Oil prices reached their highest level in over a year as crude stocks at a major storage hub in Cushing, Oklahoma fell to their lowest levels since July 2022. The U.S. Energy Information Administration (EIA) reported that inventories at Cushing fell to 22 million barrels, close to the operational minimum. The decline in inventories poses a challenge for getting crude oil out into the market. Bart Melek, Managing Director of TD Securities, predicts that oil prices will remain at high levels for the rest of the year, with a potential upside risk if OPEC+ continues to limit supplies.

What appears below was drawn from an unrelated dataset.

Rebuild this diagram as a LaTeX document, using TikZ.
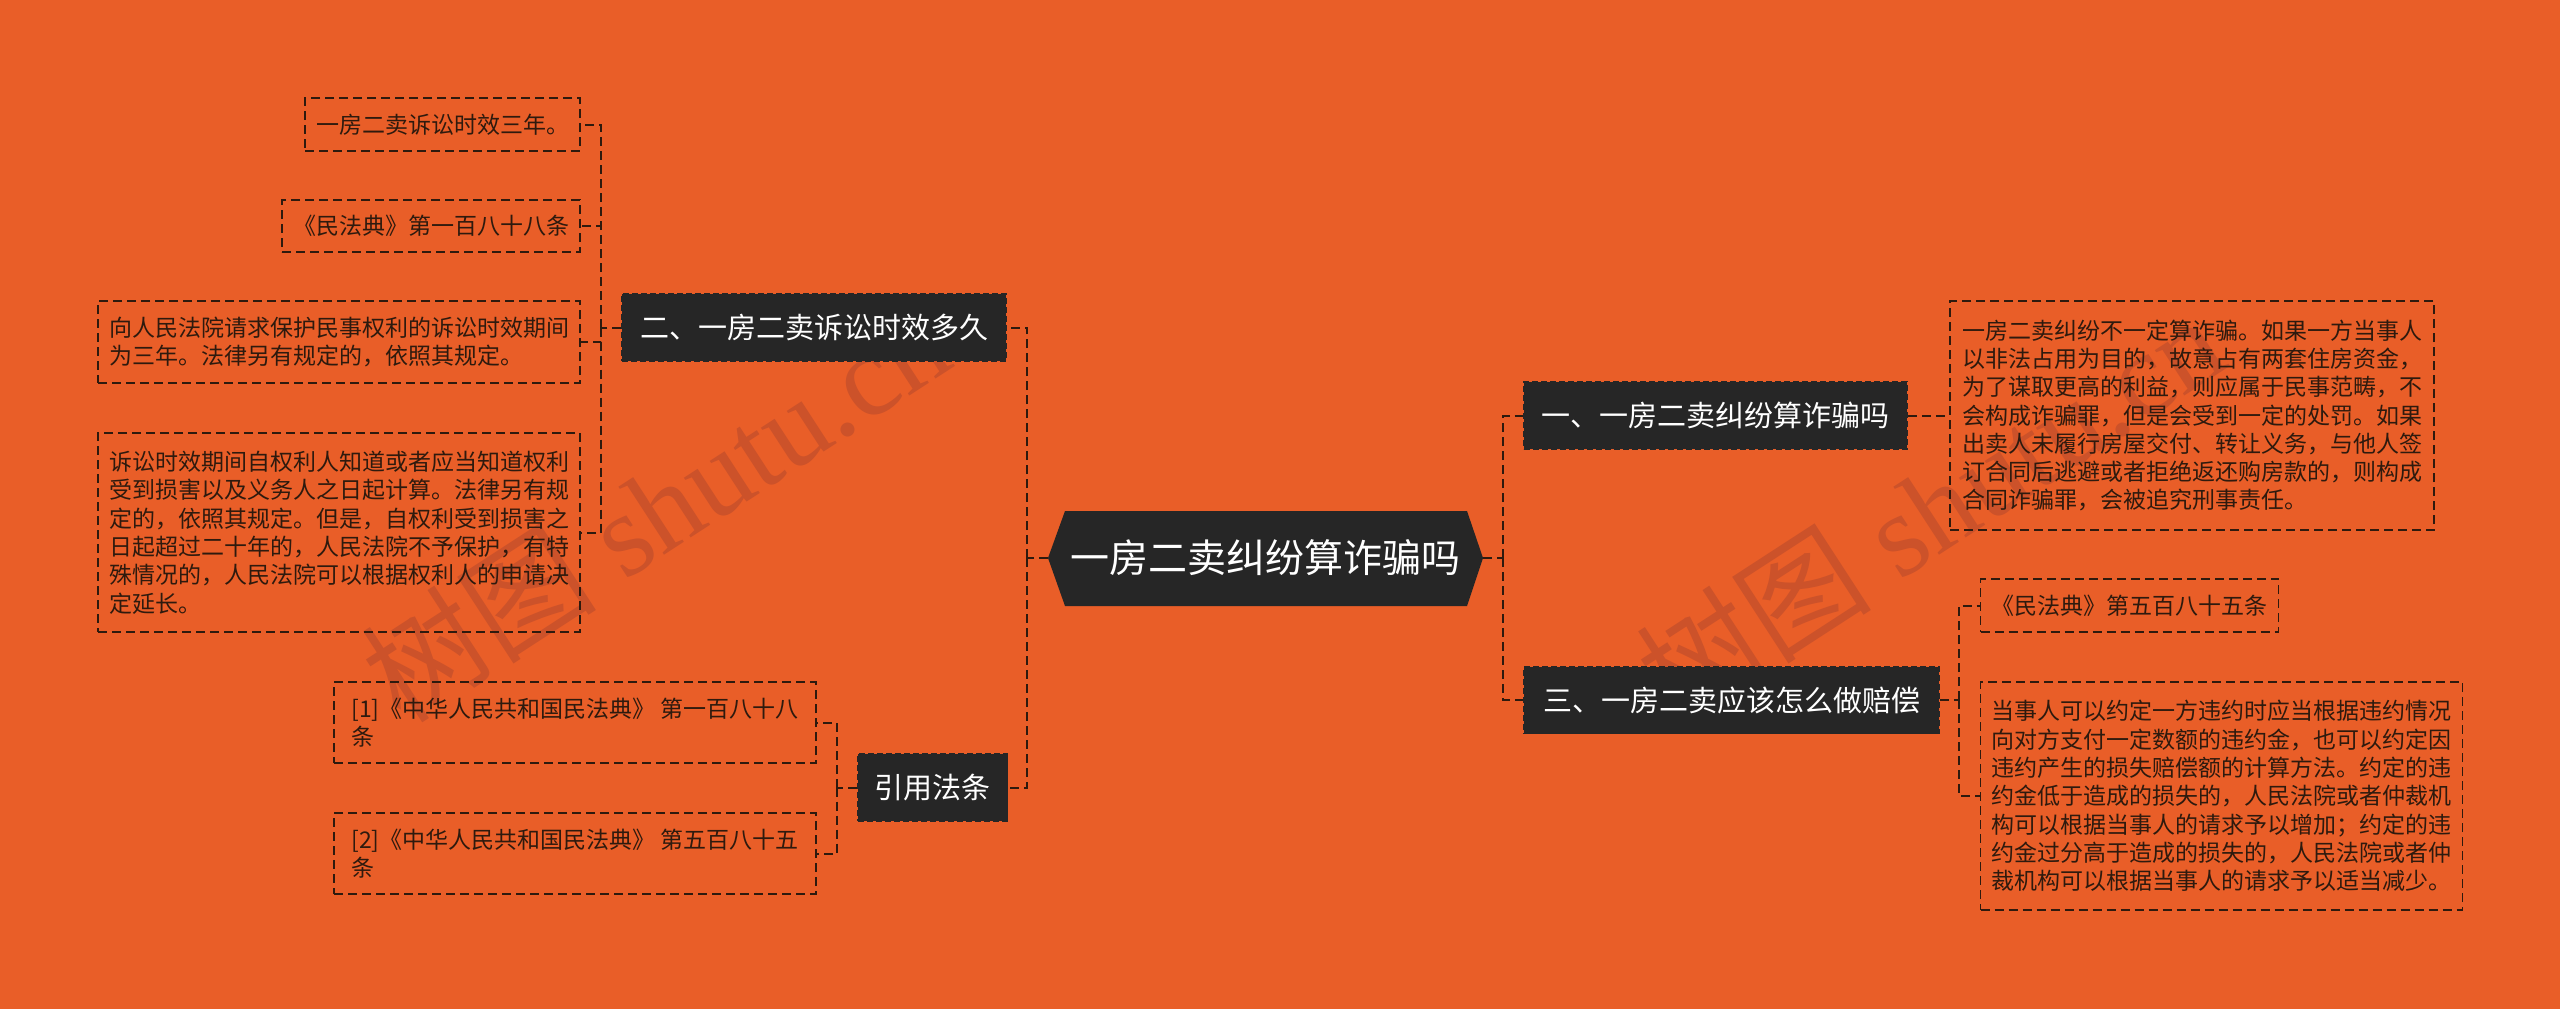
\documentclass[tikz,border=0pt]{standalone}
\usepackage{fontspec}
\newfontfamily\cjk{Noto Sans CJK SC}
\newfontfamily\wmlat{Liberation Serif}
\definecolor{bg}{HTML}{E95E28}
\definecolor{dark}{HTML}{262626}
\definecolor{ink}{HTML}{2E1A0E}
\definecolor{wm}{RGB}{204,82,42}
\begin{document}
\begin{tikzpicture}[x=1pt,y=-1pt,
  conn/.style={draw=ink, line width=2pt, dash pattern=on 9pt off 5pt},
  branch/.style={fill=dark, draw=black!85, dash pattern=on 6pt off 3pt, line width=1.5pt, text=white,
    font=\cjk\fontsize{29}{34}\selectfont, minimum height=67pt, inner xsep=17pt, inner ysep=0pt},
  leaf/.style={draw=ink, line width=1.8pt, dash pattern=on 9pt off 5pt, text=ink,
    font=\cjk\fontsize{23}{28.3}\selectfont, align=left, inner xsep=11pt, inner ysep=0pt},
  wmark/.style={text=wm, rotate=33, inner sep=0pt}
]
\fill[bg] (0,0) rectangle (2560,1009);
\useasboundingbox (0,0) rectangle (2560,1009);

% watermarks
\node[wmark] (wm1) at (655,508) {\cjk\fontsize{118}{118}\selectfont 树图\wmlat\ shutu.cn};
\node[wmark] (wm2) at (1930,508) {\cjk\fontsize{118}{118}\selectfont 树图\wmlat\ shutu.cn};

% center
\coordinate (ctrL) at (1048,558);
\coordinate (ctrR) at (1483,558);
\fill[dark] (ctrL) -- (1065,511) -- (1467,511) -- (ctrR) -- (1467,606) -- (1065,606) -- cycle;
\node[text=white, font=\cjk\fontsize{39}{45}\selectfont] (center) at (1265.5,558) {一房二卖纠纷算诈骗吗};

% branches
\node[branch, minimum width=384pt] (b2) at (814,327.5) {二、一房二卖诉讼时效多久};
\node[branch, minimum width=147pt] (b4) at (932.5,787.5) {引用法条};
\node[branch, minimum width=383pt] (b1) at (1715.5,415.5) {一、一房二卖纠纷算诈骗吗};
\node[branch, minimum width=415pt] (b3) at (1731.5,700) {三、一房二卖应该怎么做赔偿};

% leaves left
\node[leaf, minimum width=275pt, minimum height=53pt] (L1) at (442.5,124.5) {一房二卖诉讼时效三年。};
\node[leaf, minimum width=298pt, minimum height=52pt] (L2) at (431,226) {《民法典》第一百八十八条};
\node[leaf, minimum width=482pt, minimum height=82pt] (L3) at (339,342) {向人民法院请求保护民事权利的诉讼时效期间\\为三年。法律另有规定的，依照其规定。};
\node[leaf, minimum width=482pt, minimum height=199pt] (L4) at (339,532.5) {诉讼时效期间自权利人知道或者应当知道权利\\受到损害以及义务人之日起计算。法律另有规\\定的，依照其规定。但是，自权利受到损害之\\日起超过二十年的，人民法院不予保护，有特\\殊情况的，人民法院可以根据权利人的申请决\\定延长。};
\node[leaf, minimum width=482pt, minimum height=81pt] (R1) at (575,722.5) {[1]《中华人民共和国民法典》 第一百八十八\\条};
\node[leaf, minimum width=482pt, minimum height=81pt] (R2) at (575,853.5) {[2]《中华人民共和国民法典》 第五百八十五\\条};

% leaves right
\node[leaf, minimum width=484pt, minimum height=229pt] (RL1) at (2192,415.5) {一房二卖纠纷不一定算诈骗。如果一方当事人\\以非法占用为目的，故意占有两套住房资金，\\为了谋取更高的利益，则应属于民事范畴，不\\会构成诈骗罪，但是会受到一定的处罚。如果\\出卖人未履行房屋交付、转让义务，与他人签\\订合同后逃避或者拒绝返还购房款的，则构成\\合同诈骗罪，会被追究刑事责任。};
\node[leaf, minimum width=297pt, minimum height=53pt] (RL2) at (2129.5,605.5) {《民法典》第五百八十五条};
\node[leaf, minimum width=481pt, minimum height=228pt] (RL3) at (2221.5,796) {当事人可以约定一方违约时应当根据违约情况\\向对方支付一定数额的违约金，也可以约定因\\违约产生的损失赔偿额的计算方法。约定的违\\约金低于造成的损失的，人民法院或者仲裁机\\构可以根据当事人的请求予以增加；约定的违\\约金过分高于造成的损失的，人民法院或者仲\\裁机构可以根据当事人的请求予以适当减少。};

% junctions
\coordinate (jL) at (1027,558);
\coordinate (jR) at (1503,558);
\coordinate (j2) at (601,327.5);
\coordinate (j4) at (837,787.5);
\coordinate (j3) at (1959,700);

% connectors
\draw[conn] (ctrL) -- (jL);
\draw[conn] (jL) |- (b2.east);
\draw[conn] (jL) |- (b4.east);
\draw[conn] (ctrR) -- (jR);
\draw[conn] (jR) |- (b1.west);
\draw[conn] (jR) |- (b3.west);

\draw[conn] (b2.west) -- (j2);
\draw[conn] (j2) |- (L1.east);
\draw[conn] (j2) |- (L2.east);
\draw[conn] (j2) |- (L3.east);
\draw[conn] (j2) |- (L4.east);

\draw[conn] (b4.west) -- (j4);
\draw[conn] (j4) |- (R1.east);
\draw[conn] (j4) |- (R2.east);

\draw[conn] (b1.east) -- (RL1.west);

\draw[conn] (b3.east) -- (j3);
\draw[conn] (j3) |- (RL2.west);
\draw[conn] (j3) |- (RL3.west);
\end{tikzpicture}
\end{document}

The global oil markets are facing a “pretty robust deficit,” according to Melek, who attributes this to the production cuts implemented by OPEC and its allies. Saudi Arabia, the leading member of OPEC, extended its voluntary crude oil production cut of 1 million barrels per day until the end of the year. This extension brings Saudi Arabia’s crude output to around 9 million barrels per day. Additionally, Russia has pledged to extend its 300,000 barrels per day export reduction until the end of December. Melek also highlights the upcoming decline in refinery throughputs as refinery maintenance season approaches, further impacting supply.
While prices are expected to remain high for some time, Melek believes this rally may not be permanent. He suggests that OPEC may signal towards the end of the year that they are done with strong measures to limit supply, as excessively high prices could result in long-term demand destruction. Forecasts for $100 per barrel oil have also emerged, with Goldman Sachs recently raising its 12-month Brent forecast from $93 per barrel to $100, citing modestly sharper inventory draws and strong demand growth from the Asia region.